Where’s the Line?

Where’s the line between evaluative mediation–which is still a type of mediation–and non-binding arbitration, which is no longer mediation, but rather a type of arbitation? If, at the end of a long day of mediation, the mediator offers to come up with a number which the parties can accept or reject, has the mediator now crossed the line into non-binding arbitration? Is the mediator being evaluative? Or is the mediator simply helping the parties by suggesting a number that is based, not on what they might get in court (which would be more like classic evaluative mediation), but on the personal concerns that the mediator has gleaned from each side after working with them for several hours?
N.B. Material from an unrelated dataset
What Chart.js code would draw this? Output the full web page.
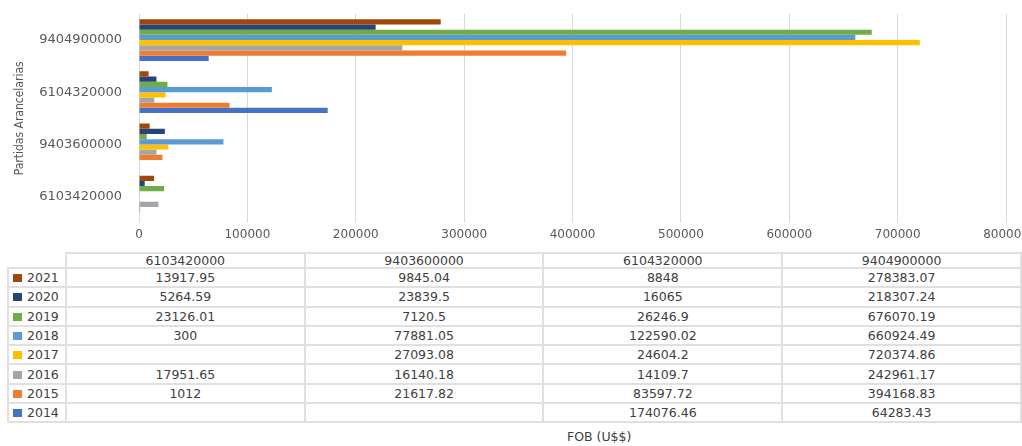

This matters because we are trying to come up with a new set of Standards of Conduct for Mediators in Michigan. In trying to define the mediator’s obligation to provide a quality process, we want to discourage mediators from forcing parties into accepting the mediator’s opinion of how the case should settle. That’s what judges do; that’s not mediation. Mediators are supposed to be neutral regarding outcome. But we also recognize that, at the end of a long day in which the parties have built up trust in their mediator, parties may desire and appreciate hearing their mediator’s best advice regarding a settlement outcome. That may still be within the broader definition of mediation, because the mediator’s proposal is based on a good understanding of each party’s positions and interests, isn’t binding, and is offered at the parties’ request, not on the mediator’s initiative.

Or has the mediator in fact crossed the line into some form of arbitration when the mediator offers an opinion as to how the case should settle? This is the debate that Professor Leonard Riskin sought to resolve through his articles on mediator style where he developed what is affectionately known as the Riskin Grid (he told us he dislikes that term) to map out various styles of mediation, including facilitative and evaluative. He maintained that what he called “evaluative” or “directive” mediation is indeed mediation; but other scholars (e.g., Kim Kovach, Lela Love) argued that what Riskin called evaluative mediation is not mediation at all.

We are still having this debate in Michigan. “Purists” (of which I’m one) are leery about mediators telling parties where their case should settle; we would never do that. But many busy mediators in Michigan insist that parties hire them because they will give a reasoned opinion after hearing each side’s views, and that helps parties settle cases that would otherwise be at impasse. But how different is that from a one-man case evaluation? The case evaluation process in Michigan is clearly a form of non-binding arbitration; attorneys submit briefs and present a brief oral argument before a panel of three independent attorneys who determine a number that is supposed to settle the case. Parties can accept or reject the case evaluation award, as that number is called. Case evaluators spend only a few minutes on each case, and never meet the clients, so are those the distinctions between evalautive mediation and non-binding arbitration–that the mediator spends more time with the parties?

I’m just not sure where the line is.

Waive party opening statements? Never!

Here’s a reason why to not allow parties to waive their opening statements: I did a mediation recently involving a partnership breakup. In pre-mediation, it appeared that the issues would concern a buy-out of the departing partner, as well as a non-compete. But in the mediation, when it was the plaintiff’s turn to give his opening, he said to his former partners across the table, “I need a job.” The partners looked at one another, then said,” We need you back.” The rest of the mediation focused on how to restore the former partner to the partnership. If I had heeded some attorneys’ advice to “skip the opening statement” this might never have happened. I’ll never let parties waive their opening statements!